Raphaela Tiefenbacher ist Studentin der Rechtswissenschaften und Philosophie an der Universität Wien. Ihre Betrachtungen zu den Entwicklungen des jüngsten Zuwanderungsdiskurses legen die Paradoxie der Fremdenfeindlichkeit offen. Der gesamte Artikel ist auf http://www.alpenfeuilleton.at/ zu lesen.
Titelbild: flickr.com/NoborderNetwork cc
Mayerhofer
12. Juni 2015 at 13:13
Die Flüchtlinge und Asylwerber sind wahrlich nicht das Problem. Da werden diverse – teils auch ausländische – „Sozialschmarotzer“ von der gemeinen Bevölkerung mit Schutzsuchenden Flüchtlingen vermischt, obwohl die nur in den seltensten Fällen Überschneidungen haben.

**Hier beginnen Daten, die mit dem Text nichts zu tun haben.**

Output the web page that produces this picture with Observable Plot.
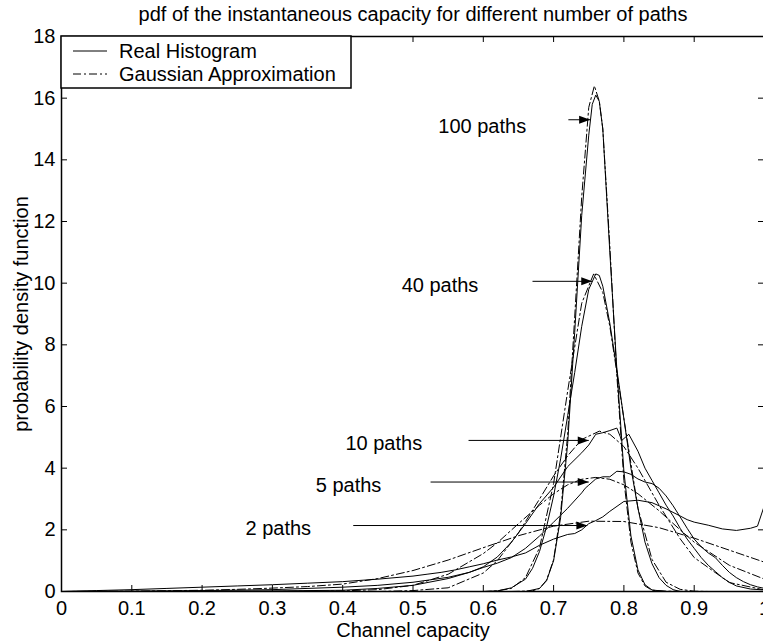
<!DOCTYPE html>
<html><head><meta charset="utf-8">
<script src="https://cdn.jsdelivr.net/npm/d3@7"></script>
<script src="https://cdn.jsdelivr.net/npm/@observablehq/plot@0.6"></script>
<style>
html,body{margin:0;padding:0;background:#fff;overflow:hidden}
#chart svg{display:block}
</style></head><body><div id="chart"></div>
<script>
// ---- data ----
const titleText = "pdf of the instantaneous capacity for different number of paths";
const xLabel = "Channel capacity";
const yLabel = "probability density function";
const legendLabels = ["Real Histogram", "Gaussian Approximation"];
const xTicks = [0,0.1,0.2,0.3,0.4,0.5,0.6,0.7,0.8,0.9,1];
const xTickLabels = ["0","0.1","0.2","0.3","0.4","0.5","0.6","0.7","0.8","0.9","1"];
const yTicks = [0,2,4,6,8,10,12,14,16,18];

// Real histograms
const real2x = [0,0.05,0.1,0.15,0.2,0.25,0.3,0.35,0.4,0.45,0.5,0.52,0.54,0.56,0.58,0.6,0.62,0.64,0.66,0.68,0.70,0.72,0.73,0.74,0.75,0.76,0.77,0.78,0.80,0.82,0.84,0.86,0.88,0.89,0.90,0.92,0.94,0.96,0.98,0.99,1.0];
const real2y = [0,0.03,0.06,0.1,0.14,0.18,0.22,0.27,0.32,0.4,0.5,0.56,0.62,0.7,0.8,0.9,1.02,1.12,1.25,1.5,1.7,1.85,1.88,2.0,2.2,2.3,2.42,2.6,2.92,2.96,2.88,2.68,2.45,2.33,2.25,2.15,2.03,1.98,2.05,2.12,2.8];
const real5x = [0,0.1,0.2,0.3,0.4,0.45,0.5,0.55,0.58,0.6,0.62,0.64,0.66,0.68,0.70,0.72,0.74,0.745,0.75,0.76,0.77,0.78,0.79,0.80,0.81,0.82,0.83,0.84,0.85,0.86,0.87,0.88,0.89,0.90,0.91,0.92,0.93,0.94,0.95,0.96,0.97,0.98,0.99,1.0];
const real5y = [0,0.01,0.03,0.06,0.14,0.2,0.3,0.46,0.62,0.78,0.92,1.1,1.4,1.8,2.25,2.7,3.2,3.35,3.45,3.65,3.72,3.72,3.9,3.88,3.8,3.65,3.55,3.5,3.35,3.1,2.78,2.42,2.05,1.7,1.45,1.25,1.1,0.85,0.62,0.45,0.32,0.22,0.15,0.1];
const real10x = [0,0.2,0.3,0.4,0.45,0.5,0.55,0.58,0.6,0.62,0.64,0.66,0.68,0.70,0.72,0.74,0.75,0.76,0.77,0.78,0.79,0.797,0.807,0.82,0.83,0.84,0.85,0.86,0.87,0.88,0.89,0.90,0.91,0.92,0.93,0.94,0.95,0.96,0.98,1.0];
const real10y = [0,0.01,0.02,0.04,0.1,0.2,0.42,0.62,0.8,1.12,1.6,2.2,2.85,3.38,4.05,4.5,4.75,5.1,5.15,5.22,5.3,4.9,5.1,4.55,4.0,3.6,3.2,2.8,2.45,2.05,1.7,1.4,1.1,0.85,0.65,0.45,0.3,0.18,0.08,0.05];
const real40x = [0,0.6,0.62,0.64,0.66,0.67,0.68,0.69,0.70,0.71,0.72,0.73,0.74,0.75,0.76,0.765,0.77,0.78,0.79,0.80,0.81,0.82,0.83,0.84,0.85,0.86,0.87,0.88,1.0];
const real40y = [0,0,0.02,0.12,0.4,0.75,1.3,2.1,3.1,4.3,5.7,7.1,8.6,9.8,10.3,10.25,9.9,8.7,7.2,5.6,4.0,2.7,1.6,0.9,0.45,0.2,0.06,0,0];
const real100x = [0,0.66,0.68,0.69,0.70,0.71,0.72,0.73,0.74,0.75,0.755,0.76,0.765,0.77,0.78,0.79,0.80,0.81,0.82,0.83,0.84,0.86,1.0];
const real100y = [0,0,0.1,0.35,1.0,2.4,4.8,8.4,12.2,14.8,15.8,16.1,15.9,15.0,11.0,7.2,3.9,1.8,0.7,0.22,0.05,0,0];

// Gaussian approximations
const gauss2x = [0,0.1,0.2,0.25,0.3,0.35,0.4,0.45,0.5,0.55,0.6,0.65,0.7,0.75,0.8,0.85,0.9,0.95,1.0];
const gauss2y = [0,0.01,0.04,0.07,0.11,0.16,0.24,0.42,0.68,1.02,1.42,1.81,2.12,2.28,2.27,2.07,1.73,1.34,0.95];
const gauss5x = [0.3,0.4,0.45,0.5,0.55,0.6,0.62,0.65,0.68,0.7,0.72,0.74,0.76,0.78,0.8,0.82,0.85,0.88,0.9,0.95,1.0];
const gauss5y = [0,0.02,0.06,0.2,0.56,1.23,1.58,2.2,2.8,3.17,3.46,3.64,3.7,3.64,3.46,3.17,2.62,2.0,1.6,0.85,0.4];
const gauss10x = [0.45,0.5,0.55,0.6,0.62,0.65,0.68,0.7,0.72,0.74,0.765,0.78,0.8,0.82,0.85,0.88,0.9,0.95,1.0];
const gauss10y = [0,0.03,0.12,0.6,1.0,1.9,3.0,3.75,4.4,4.93,5.2,5.1,4.7,4.0,2.8,1.71,1.1,0.29,0.05];
const gauss40x = [0.6,0.62,0.64,0.66,0.68,0.70,0.72,0.74,0.757,0.77,0.78,0.80,0.82,0.84,0.86,0.88,0.9,0.92];
const gauss40y = [0,0.02,0.1,0.45,1.42,3.5,6.5,9.35,10.3,9.7,8.6,5.6,2.7,1.04,0.3,0.07,0.01,0];
const gauss100x = [0.64,0.67,0.68,0.69,0.70,0.71,0.72,0.73,0.74,0.75,0.758,0.765,0.77,0.78,0.79,0.80,0.81,0.82,0.83,0.84,0.86,0.9];
const gauss100y = [0,0.02,0.1,0.37,1.03,2.55,5.1,8.9,12.8,15.7,16.4,15.9,15.0,11.2,7.0,3.6,1.6,0.6,0.18,0.04,0.01,0];

// Annotations
const annoLabels = ["100 paths","40 paths","10 paths","5 paths","2 paths"];
const annoLabelX = [0.661,0.593,0.513,0.455,0.355];   // right end of label
const annoLabelY = [15.08,9.93,4.8,3.44,2.04];
const arrowFromX = [0.721,0.670,0.579,0.525,0.415];
const arrowToX   = [0.752,0.755,0.750,0.750,0.748];
const arrowY     = [15.3,10.06,4.9,3.55,2.14];

// ---- build tables ----
function rows(xs, ys, key) { return xs.map((x, i) => ({x, y: ys[i], key})); }
const realRows = [
  ...rows(real2x, real2y, "2"), ...rows(real5x, real5y, "5"), ...rows(real10x, real10y, "10"),
  ...rows(real40x, real40y, "40"), ...rows(real100x, real100y, "100")];
const gaussRows = [
  ...rows(gauss2x, gauss2y, "2"), ...rows(gauss5x, gauss5y, "5"), ...rows(gauss10x, gauss10y, "10"),
  ...rows(gauss40x, gauss40y, "40"), ...rows(gauss100x, gauss100y, "100")];
const arrows = annoLabels.map((l, i) => ({label: l, lx: annoLabelX[i], ly: annoLabelY[i], x1: arrowFromX[i], x2: arrowToX[i], y: arrowY[i]}));

const FONT = "'Liberation Sans', Arial, Helvetica, sans-serif";
const FS = 20;
const W = 764, H = 644, ML = 61, MR = 0, MT = 36, MB = 53;
const FW = W - ML - MR, FH = H - MT - MB, TICK = 6;

const headSymbol = {draw(ctx) { ctx.moveTo(0, 0); ctx.lineTo(-11, -4); ctx.lineTo(-11, 4); ctx.closePath(); }};
const dashDot = "8,3,2,3";

const chart = Plot.plot({
  width: W, height: H,
  marginLeft: ML, marginRight: MR, marginTop: MT, marginBottom: MB,
  style: {fontFamily: FONT, fontSize: FS + "px", color: "black", background: "white", maxWidth: "none", overflow: "hidden"},
  x: {domain: [0, 1]},
  y: {domain: [0, 18]},
  marks: [
    Plot.line(realRows, {x: "x", y: "y", z: "key", stroke: "black", strokeWidth: 1}),
    Plot.line(gaussRows, {x: "x", y: "y", z: "key", stroke: "black", strokeWidth: 1, strokeDasharray: dashDot}),
    // inward ticks
    Plot.tickX(xTicks, {x: d => d, insetTop: FH - TICK, stroke: "black"}),
    Plot.tickX(xTicks, {x: d => d, insetBottom: FH - TICK, stroke: "black"}),
    Plot.tickY(yTicks, {y: d => d, insetRight: FW - TICK, stroke: "black"}),
    Plot.tickY(yTicks, {y: d => d, insetLeft: FW - TICK, stroke: "black"}),
    Plot.frame({stroke: "black", strokeWidth: 1.5}),
    Plot.axisX({ticks: xTicks, tickSize: 0, tickPadding: 9, tickFormat: d => xTickLabels[xTicks.indexOf(d)], fontSize: FS, label: null}),
    Plot.axisY({ticks: yTicks, tickSize: 0, tickPadding: 6, fontSize: FS, label: null}),
    // arrows
    Plot.link(arrows, {x1: "x1", x2: "x2", y1: "y", y2: "y", stroke: "black", strokeWidth: 1}),
    Plot.dot(arrows, {x: "x2", y: "y", symbol: headSymbol, fill: "black", stroke: "none"}),
    Plot.text(arrows, {x: "lx", y: "ly", text: "label", textAnchor: "end", fontSize: FS, fill: "black"}),
    // titles
    Plot.text([titleText], {frameAnchor: "top", lineAnchor: "middle", textAnchor: "middle", dy: -22, fontSize: FS, fill: "black"}),
    Plot.text([xLabel], {frameAnchor: "bottom", lineAnchor: "middle", textAnchor: "middle", dy: 39, fontSize: FS, fill: "black"}),
    Plot.text([yLabel], {frameAnchor: "left", lineAnchor: "middle", textAnchor: "middle", dx: -40, rotate: -90, fontSize: FS, fill: "black"})
  ]
});
document.getElementById("chart").appendChild(chart);

// legend (top-left box inside the axes)
const svg = d3.select(chart);
const lg = svg.append("g").attr("font-family", FONT).attr("font-size", FS).attr("text-anchor", "start");
const bx = ML, by = MT, bw = 290, bh = 52;
lg.append("rect").attr("x", bx).attr("y", by).attr("width", bw).attr("height", bh)
  .attr("fill", "white").attr("stroke", "black").attr("stroke-width", 1.5);
legendLabels.forEach((t, i) => {
  const yy = by + 15 + i * 23;
  lg.append("line").attr("x1", bx + 12).attr("x2", bx + 46).attr("y1", yy).attr("y2", yy)
    .attr("stroke", "black").attr("stroke-dasharray", i === 0 ? null : dashDot);
  lg.append("text").attr("x", bx + 58).attr("y", yy).attr("dy", "0.35em")
    .attr("text-anchor", "start").attr("fill", "black").text(t);
});
</script></body></html>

Fakt ist aber trotzdem, dass wir, besonders in der Bundeshauptstadt, ein Integrationsproblem haben. Ausnahmen – die sich glücklicherweise langsam häufen – bestätigen wie immer die Regel.
Wie es da konkret in der Steiermark ist, entzieht sich meinem Wissen, in Wien wurde in gefühlten 80 Jahren SPÖ-Alleinherrschaft (überspitzt formuliert) aber einige Verfehlungen begangen.
Die FPÖ nutzt das schamlos aus, was natürlich zu hinterfragen und zu kritisieren ist. Die Probleme existieren aber wirklich und sind keine reinen Hirngespinnster der Freiheitlichen.